In some countries, just talking about abortion divides people into two camps: those who defend a woman's right to end a pregnancy, versus those who believe the rights of an unborn child supersede the mother's.

Elizabeth Maguire works in the field of reproductive rights.

She says both sides can agree on one thing: no one favors abortion as the best method of family planning. "There is no perfect contraceptive method, so there will always be abortion," she said. "And it's important that abortions be safe and so that women don't die."

The World Health Organization says a woman dies every eight minutes from an unsafe abortion. She is most likely poor and lives in a rural area of a developing country. She is often young and has little or no support for what she is about to do.

WHO says if her attempts to terminate pregnancy fail, she turns to someone without adequate medical qualifications. Often these abortions are unsanitary.

In 1994, the International Conference on Population and Development was held in Cairo, and for the first time, the conference report linked unsafe abortions directly to maternal death.

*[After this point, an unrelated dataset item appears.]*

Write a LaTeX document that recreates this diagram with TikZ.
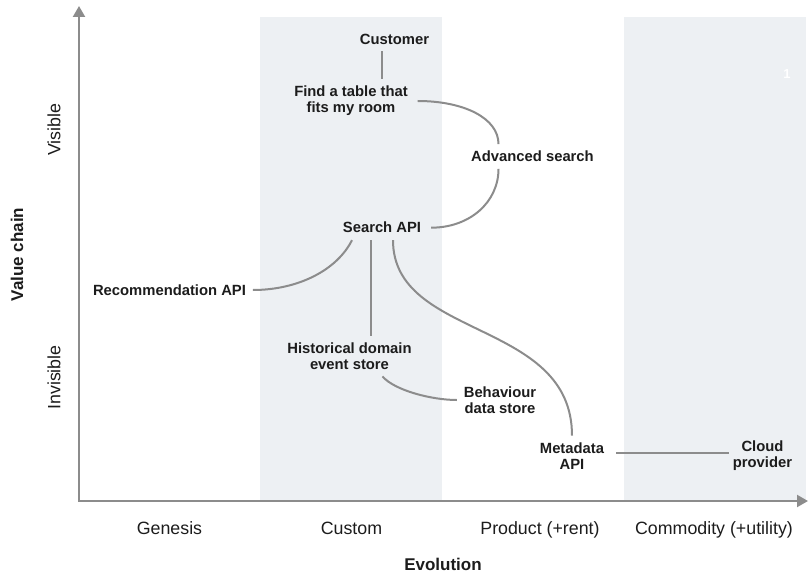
\documentclass[tikz,border=0pt]{standalone}
\usepackage{fontspec}
\setmainfont{Liberation Sans}
\usetikzlibrary{arrows.meta}
\definecolor{ink}{HTML}{1C1C1C}
\definecolor{wire}{HTML}{8C8C8C}
\definecolor{band}{HTML}{EDF0F3}

\begin{document}
\begin{tikzpicture}[x=1pt, y=-1pt,
  comp/.style={font=\bfseries\fontsize{14.8}{16}\selectfont, text=ink, align=center, inner sep=0pt, outer sep=7pt},
  stage/.style={font=\fontsize{17.8}{20}\selectfont, text=ink, anchor=base, inner sep=0pt},
  heading/.style={font=\bfseries\fontsize{17}{20}\selectfont, text=ink, inner sep=0pt},
  link/.style={draw=wire, line width=2pt},
  axis/.style={draw=wire, line width=2.2pt, {Triangle[width=12pt,length=11pt]}-{Triangle[width=12pt,length=11pt]}}]
  \useasboundingbox (0,0) rectangle (809,575);

  \fill[band] (260,17) rectangle (442,501);
  \fill[band] (624,17) rectangle (806,501);
  \node[font=\bfseries\fontsize{13}{13}\selectfont, text=white, inner sep=0pt] (page) at (787,74) {1};

  \coordinate (origin) at (79,501);
  \coordinate (ytip) at (79,6);
  \coordinate (xtip) at (808,501);
  \draw[axis] (ytip) -- (origin) -- (xtip);

  \node[stage] (genesis) at (169.5,534) {Genesis};
  \node[stage] (custom) at (351.5,534) {Custom};
  \node[stage] (product) at (540,534) {Product (+rent)};
  \node[stage] (commodity) at (714,534) {Commodity (+utility)};
  \node[heading, anchor=base] (evolution) at (443,570) {Evolution};
  \node[heading, rotate=90] (valuechain) at (17,254.5) {Value chain};
  \node[stage, anchor=center, rotate=90] (visible) at (54,129.5) {Visible};
  \node[stage, anchor=center, rotate=90] (invisible) at (54,377.5) {Invisible};

  \node[comp] (customer) at (394.5,39) {Customer};
  \node[comp] (find) at (351,101) {Find a table that\\fits my room};
  \node[comp] (adv) at (532.5,156.5) {Advanced search};
  \node[comp] (sapi) at (382,227.7) {Search API};
  \node[comp] (rec) at (169.5,290) {Recommendation API};
  \node[comp] (hist) at (349.5,356) {Historical domain\\event store};
  \node[comp] (beh) at (500,400) {Behaviour\\data store};
  \node[comp] (meta) at (572,456) {Metadata\\API};
  \node[comp] (cloud) at (762.5,456) {Cloud\\provider};

  \draw[link] (customer.south -| sapi) -- (find.north -| sapi);
  \draw[link] ([xshift=3pt]find.east) .. controls +(46,0) and +(0,-26) .. ([xshift=-34pt]adv.north);
  \draw[link] ([xshift=-34pt]adv.south) .. controls +(0,33) and +(39,0) .. ([xshift=3pt]sapi.east);
  \draw[link] ([xshift=-30pt]sapi.south) .. controls +(-15,30) and +(45,0) .. (rec.east);
  \draw[link] ([xshift=-11pt]sapi.south) -- ([xshift=-11pt]sapi.south |- hist.north);
  \draw[link] ([xshift=11pt]sapi.south) .. controls +(0,100) and +(0,-117) .. (meta.north);
  \draw[link] ([xshift=33pt]hist.south) .. controls +(12,14) and +(-25,0) .. (beh.west);
  \draw[link] ([xshift=5pt,yshift=3pt]meta.east) -- ([xshift=3pt,yshift=3pt]meta.east -| cloud.west);
\end{tikzpicture}
\end{document}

In the nearly two decades since the Cairo conference, at least 17 countries have liberalized their abortion laws.

India has one of the more comprehensive laws regarding a woman's right to abortion. Dr. Nozer Sheriar, a gynecologist, says the law was passed to save women's lives. "We had hospitals with wards overflowing with women with septic abortions (life-threatening abortions due to infection) and those wards have all been closed. So, having legal abortion helps," he explained.

But Dr. Sheriar says it is not enough to just give women the right to a safe abortion. It has to be readily available, without stigma, to all women, including those in remote areas.

"Very often the woman would not have the autonomy of making her decision, so she has to depend on husband and family and parents and in-laws, and everyone's involved in the decision for the abortion," Dr. Sheriar said.

Eastern Africa has the highest rate of maternal deaths because of complications from unsafe abortion. In 2005, Ethiopia became a model for other countries in the region by expanding abortion rights.

But even Ethiopia has ways to go before safe abortion is accessible to all women. According to one report, less than one third of the abortions in Ethiopia are performed in health care clinics and are considered legal and safe.